To effectively reach youth with these democratic messages, it is critical to use language that they can relate to, and to use diverse, credible voices as spokespeople and role models that they can learn from.
Working with Whistleblowers Workshops
As some governments become less open, the role of whistleblowers as agents of accountability become even more important. That’s why Open Gov Hub hosted two whistleblower workshops in mid-July, as whistleblowers continue to be an important piece of promoting open governments.
In collaboration with the Government Accountability Project, Open the Government, the Reporters Committee for Freedom of the Press, The Intercept, and MuckRock, we gathered public interest activists and immigration justice activists together over two different workshops.
Read all the key takeaways here in this event summary.
This brown bag session presented the Cooperative Capacity Framework, an innovative way to evaluate capacity built and impact in the social sector based on 10 years of work correlating management indicators with organizational performance measures. It can be used by any type of group on any social issue.
The framework identifies five stages of development, from lowest to highest: 1) Fragmentation (the organization has no clear mission, ad hoc systems and people work for their self-interest); 2) Top Down (one clear leader that people follow, staff are disassociated from vision); 3) Inclusive (information flows down and up, everyone is invested in the vision, but high stress because all are responsible for outcomes); 4) Accountable (people prioritize and stay in designated lanes of work, but those lanes don't cooperate well); and finally, 5) Integrated (leaders of each land understand each other, all see the bigger vision and work cooperatively to reach it; resources are well divided).

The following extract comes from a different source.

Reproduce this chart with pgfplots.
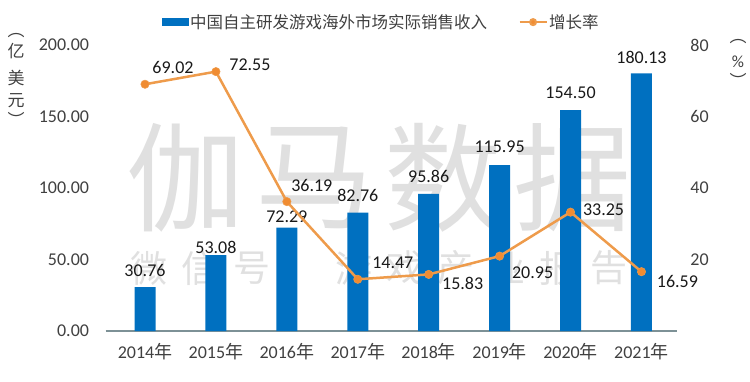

Many organizations stay in the Top Down stage because there is a huge increase in stress when jumping from that stage to Inclusive, in which everyone needs to buy in to the mission and take ownership for their contribution to the work. Also many capacity building efforts unfortunately focus too much on process and not enough on outcomes. This framework can help clarify what outcomes should be expected at what stages of organizational development.
As you seek to cultivate relationships with funders, view funders as more than a potential source of funding. Explain your needs, how your work fits in the broader ecosystem of your field, and how you plan to evaluate your impact. They may be able to help by facilitating introductions or access to other resources, even if they can't actually fund your work.
Be transparent and forthright early on with your funder if you face challenges in your work, to help them avoid any surprises.
There are several helpful resources with more tips about cultivating donor relationships, including but not limited to: The National Committee for Responsible Philanthropy Power Mapping; Open Gov Hub's Donor Database (only accessible to Hub members); GIFT: Grassroots Institute For Fundraising Training;Nonprofit AF Blog; Grant Advisor (Yelp for Funders); and Edge Funders.